Ans/E/ ESKİ SARAY

ESKİ SARAY

Biri İstanbul’da, diğeri Edirne’de yaptırılan iki saray.

Eski Saray (İstanbul) İstanbul’da yaptırılan Eski Saray, bugünkü İstanbul Üniversitesi merkez binasının bulunduğu yerde Fatih Sultan Mehmed tarafından, 1454-1457 yılları arasında yaptırılan saraydır.

Bu saray geniş bir alanı kaplamakta idi. Yapılarının bir kısmı Süleymaniye Camii yapılırken yıkılmış ve yerine de 1866’da eski Seraskerlik Dairesi (bugünkü üniversite merkezi binası) yapılmıştır.

Kaynaklara göre sarayı çevreleyen surların üzerinde kule bulunmadığı dört kapısının olduğu bunlardan birinin haremağalarının kontrolü altında ve daima açık tutulduğu, diğer kapının ise kapalı bulunduğu bilinmektedir.

Yeni Saray yaptırıldıktan sonra bu saray ölen hükümdarların kızları, kadınları, anneleri, cariyeleri ve gözdelerine ayrılmış, bunların hizmetleri için de çok sayıda haremağası, kapıağası, kapıcı, baltacı gibi görevliler konulmuştu.

Hükümdarlar yılın belirli günlerinde Eski Saray’a gelir, buradakilerle bay-ramlaşır; bazı oyun ve eğlenceleri seyrederlerdi.

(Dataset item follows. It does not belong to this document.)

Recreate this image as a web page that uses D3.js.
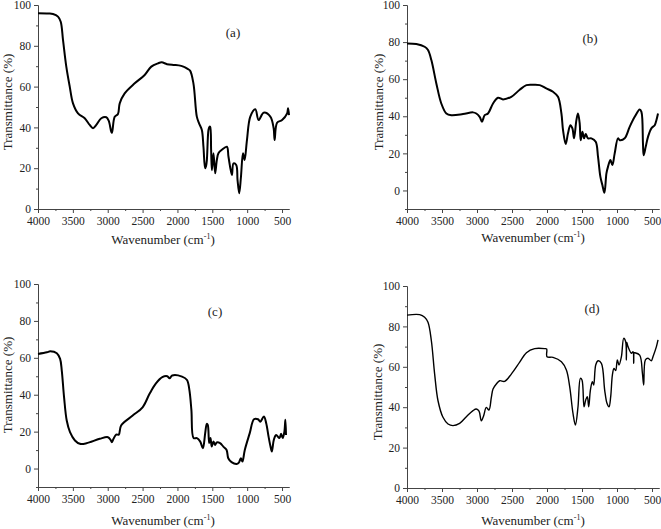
<!DOCTYPE html>
<html>
<head>
<meta charset="utf-8">
<script src="https://cdn.jsdelivr.net/npm/d3@7/dist/d3.min.js"></script>
<style>
  body { margin: 0; background: #fff; }
  text { font-family: "Liberation Serif", "Times New Roman", serif; fill: #222; }
</style>
</head>
<body>
<svg id="chart" width="661" height="529"></svg>
<script>
// spectrum (a) : wavenumber (cm-1) and transmittance (%)
var wnA = [4000, 3850, 3785, 3713, 3674, 3641, 3594, 3545, 3498, 3426, 3330, 3258, 3211, 3164, 3092, 3020, 2986, 2949, 2939, 2900, 2853, 2828, 2757, 2613, 2470, 2375, 2279, 2226, 2150, 2059, 1980, 1915, 1860, 1819, 1771, 1722, 1690, 1650, 1627, 1603, 1590, 1578, 1555, 1540, 1531, 1517, 1506, 1483, 1459, 1435, 1412, 1363, 1291, 1268, 1219, 1196, 1157, 1138, 1114, 1089, 1060, 1037, 1003, 955, 883, 836, 764, 668, 620, 606, 571, 499, 427, 413, 400];
var tA  = [95.9, 95.8, 95.6, 94.3, 91.8, 82.8, 69.8, 60.0, 51.8, 46.9, 44.5, 41.2, 39.6, 41.2, 44.5, 45.0, 43.3, 37.9, 37.4, 45.2, 46.6, 51.8, 56.7, 61.6, 65.7, 69.8, 71.4, 71.9, 71.0, 70.6, 70.4, 69.8, 68.8, 67.8, 61.6, 45.3, 42.0, 38.7, 30.5, 20.0, 21.0, 24.0, 38.7, 40.3, 40.3, 29.0, 19.0, 27.3, 17.5, 24.0, 27.3, 29.0, 30.5, 25.6, 16.7, 22.4, 21.6, 14.2, 7.7, 15.8, 27.3, 24.0, 33.8, 45.3, 48.9, 43.6, 47.2, 45.3, 39.5, 33.8, 42.3, 43.6, 46.9, 49.4, 46.0];

// spectrum (b)
var wnB = [4000, 3867, 3748, 3700, 3652, 3581, 3510, 3438, 3367, 3200, 3057, 3010, 2962, 2929, 2890, 2843, 2771, 2700, 2629, 2510, 2390, 2294, 2200, 2104, 2010, 1914, 1843, 1794, 1771, 1733, 1700, 1666, 1637, 1614, 1580, 1557, 1533, 1519, 1494, 1471, 1447, 1414, 1366, 1304, 1271, 1237, 1209, 1180, 1151, 1129, 1094, 1066, 1033, 986, 961, 890, 819, 747, 676, 651, 629, 619, 590, 557, 509, 461, 437, 414];
var tB  = [79.3, 79.0, 77.5, 75.7, 70.3, 57.7, 46.9, 41.5, 40.6, 41.2, 42.1, 41.5, 39.7, 37.1, 40.6, 41.5, 46.9, 50.0, 49.1, 50.5, 54.3, 56.8, 57.0, 56.8, 55.0, 53.2, 50.5, 41.5, 32.5, 25.0, 30.8, 35.2, 33.5, 28.1, 37.9, 41.5, 36.2, 27.1, 31.6, 28.1, 30.4, 28.1, 28.1, 26.2, 18.1, 7.3, 2.9, -1.3, 9.2, 12.7, 16.4, 13.7, 20.0, 28.1, 27.1, 28.1, 34.3, 39.7, 43.7, 42.4, 25.4, 19.0, 23.5, 28.9, 33.5, 35.2, 37.9, 41.5];

// spectrum (c)
var wnC = [4000, 3872, 3825, 3730, 3683, 3659, 3626, 3588, 3541, 3470, 3399, 3305, 3115, 2997, 2959, 2940, 2917, 2879, 2841, 2808, 2642, 2500, 2400, 2311, 2217, 2146, 2113, 2075, 1934, 1863, 1829, 1800, 1768, 1721, 1673, 1635, 1602, 1579, 1565, 1545, 1526, 1508, 1484, 1460, 1437, 1389, 1342, 1295, 1271, 1224, 1153, 1119, 1091, 1068, 1034, 963, 902, 845, 812, 760, 727, 693, 665, 646, 618, 585, 537, 514, 490, 466, 452, 443];
var tC  = [62.1, 63.0, 63.5, 62.5, 59.4, 53.1, 38.6, 26.0, 19.7, 15.2, 13.4, 13.7, 16.1, 17.0, 15.5, 14.3, 16.1, 18.4, 18.4, 23.3, 28.7, 33.2, 40.5, 46.0, 49.5, 50.0, 48.9, 50.4, 49.8, 48.0, 42.6, 31.8, 16.5, 16.5, 14.6, 11.0, 19.2, 24.2, 23.7, 13.8, 16.5, 11.9, 14.6, 12.8, 14.1, 13.8, 11.9, 10.1, 5.6, 3.5, 2.5, 3.2, 5.6, 3.8, 10.1, 19.2, 26.7, 26.7, 25.4, 28.2, 24.6, 17.3, 11.9, 9.2, 15.5, 18.2, 16.5, 18.8, 16.5, 20.0, 26.4, 18.2];

// spectrum (d)
var wnD = [4000, 3819, 3748, 3700, 3652, 3605, 3557, 3486, 3414, 3343, 3248, 3152, 3057, 3010, 2971, 2938, 2905, 2867, 2829, 2795, 2771, 2724, 2676, 2605, 2510, 2390, 2294, 2176, 2033, 2005, 2000, 1914, 1794, 1723, 1676, 1629, 1594, 1557, 1523, 1500, 1471, 1447, 1424, 1404, 1380, 1352, 1333, 1304, 1271, 1223, 1176, 1143, 1114, 1090, 1066, 1043, 1019, 995, 971, 937, 904, 876, 866, 860, 843, 794, 771, 761, 755, 747, 676, 637, 619, 594, 557, 509, 486, 437, 414];
var tD  = [85.6, 85.8, 84.5, 82.0, 72.9, 56.4, 43.2, 35.0, 31.7, 30.9, 32.0, 35.3, 38.3, 39.1, 38.0, 33.3, 35.8, 39.9, 38.6, 44.9, 49.0, 51.5, 53.1, 52.8, 56.4, 62.3, 67.0, 69.0, 69.0, 68.8, 65.0, 64.7, 62.5, 58.4, 50.2, 37.0, 31.2, 40.2, 54.3, 53.5, 40.2, 43.6, 45.2, 40.2, 48.5, 52.6, 51.0, 60.9, 63.0, 61.7, 48.5, 41.9, 40.2, 45.2, 55.9, 59.2, 58.1, 63.4, 60.9, 65.0, 74.1, 72.4, 63.4, 72.0, 70.0, 66.7, 67.5, 61.7, 67.0, 67.0, 65.8, 56.8, 51.0, 63.4, 64.2, 63.0, 65.0, 70.0, 73.3];

var xTicks = [4000, 3500, 3000, 2500, 2000, 1500, 1000, 500];
var xMinor = [3750, 3250, 2750, 2250, 1750, 1250, 750];
var yTicks = [0, 20, 40, 60, 80, 100];
var yMinor = [-10, 10, 30, 50, 70, 90];

var svg = d3.select("#chart");

// layout of the 4 panels (pixel boxes)
var panels = [
    {name: "(a)", wn: wnA, t: tA, xr: [38, 289], yr: [209, 5], yMin: 0, lw: 2.0, lab: [233, 37], xt: [163, 244], yt: [12, 102]},
    {name: "(b)", wn: wnB, t: tB, xr: [407, 659], yr: [209, 5], yMin: -10, lw: 2.0, lab: [590, 43], xt: [533, 242], yt: [383, 102]},
    {name: "(c)", wn: wnC, t: tC, xr: [38, 289], yr: [487, 284], yMin: -10, lw: 2.0, lab: [215, 316], xt: [163, 525], yt: [12, 385]},
    {name: "(d)", wn: wnD, t: tD, xr: [407, 659], yr: [488, 286], yMin: 0, lw: 1.4, lab: [592, 313], xt: [533, 525], yt: [382, 392]}
];

panels.forEach(drawPanel);

function drawPanel(p) {
    var x = d3.scaleLinear().domain([4000, 400]).range(p.xr);
    var y = d3.scaleLinear().domain([p.yMin, 100]).range(p.yr);
    var g = svg.append("g");

    // major + minor ticks, outward like Origin
    g.append("g").attr("transform", "translate(0," + p.yr[0] + ")")
        .call(d3.axisBottom(x).tickValues(xTicks).tickFormat(d3.format("d")).tickSize(4).tickPadding(4).tickSizeOuter(0));
    g.append("g").attr("transform", "translate(0," + p.yr[0] + ")")
        .call(d3.axisBottom(x).tickValues(xMinor).tickSize(2).tickFormat("").tickSizeOuter(0));
    g.append("g").attr("transform", "translate(" + p.xr[0] + ",0)")
        .call(d3.axisLeft(y).tickValues(yTicks).tickFormat(d3.format("d")).tickSize(4).tickPadding(3).tickSizeOuter(0));
    g.append("g").attr("transform", "translate(" + p.xr[0] + ",0)")
        .call(d3.axisLeft(y).tickValues(yMinor.filter(function (v) { return v >= p.yMin; })).tickSize(2).tickFormat("").tickSizeOuter(0));

    g.selectAll("g").attr("font-family", null);
    g.selectAll(".domain, .tick line").attr("stroke", "#444").attr("stroke-width", 1);
    g.selectAll(".tick text").style("font-size", "11.5px").attr("fill", "#222");

    var data = p.wn.map(function (w, i) { return [w, p.t[i]]; });
    var line = d3.line().curve(d3.curveCatmullRom.alpha(0.5))
        .x(function (d) { return x(d[0]); }).y(function (d) { return y(d[1]); });
    g.append("path").datum(data)
        .attr("d", line)
        .attr("fill", "none")
        .attr("stroke", "#000")
        .attr("stroke-width", p.lw)
        .attr("stroke-linejoin", "round");

    g.append("text").attr("x", p.lab[0]).attr("y", p.lab[1])
        .attr("text-anchor", "middle").style("font-size", "13px").text(p.name);

    var xt = g.append("text").attr("x", p.xt[0]).attr("y", p.xt[1])
        .attr("text-anchor", "middle").style("font-size", "13px");
    xt.append("tspan").text("Wavenumber (cm");
    xt.append("tspan").attr("dy", -5).style("font-size", "8px").text("-1");
    xt.append("tspan").attr("dy", 5).text(")");

    g.append("text")
        .attr("transform", "translate(" + p.yt[0] + "," + p.yt[1] + ") rotate(-90)")
        .attr("text-anchor", "middle").style("font-size", "13px")
        .text("Transmittance (%)");
}
</script>
</body>
</html>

IV. Murad devrinde, 1625-1632 yılları arasında onarılan bu sarayın çeşitli tarihlerde birçok yangın geçirmiş olduğu anlaşılmaktadır. III. Selim devrinde harem ağaları bölümünde, 1793’de de saray için deki helvahane ve aşçı ocaklarında büyük yangınlar çıkmış ve saray kullanılamaz hale gelmiştir. Eski Saray’ın yapılarından bugün iz yoktur.

Eski Saray (Saray-ı Atik) (Edirne)

I. Murad tarafından Edirne’nin alınışından sonra, 1366 yılında, kale dışında yaptırıldı. Yeri kesin olarak bilinmeyen bu sarayın Selimhan Camii yakınında Kavak meydanında olduğu tahmin edilmektedir.

Musa Çelebi bu sarayı büyüterek yüksek duvarlarla çevirmişti. II. Murad, Edirne’de en çok oturan ve bu saraya en çok ilaveler yaptıran padişah olmuştur. Bu saraya Kanuni Sultan Süleyman da birçok yeni ekler yaptırmış; IV. Mehmed, Muhasip Mustafa Paşa ile evlendirdiği kızı Hatice Sultan’a Eski Saray’ı ayırmıştı. Bu zamandan sonra Hatice Sultan Sarayı olarak da söylenmiştir. 1870 yılında Askeri İdadi’nin yanması üzerine, saray hükumete hediye edilmiş ve böylece uzun süre Saray-ı Atik’in arsasında Askeri İdadi Mektebi olarak kullanılan bina yapılmıştır.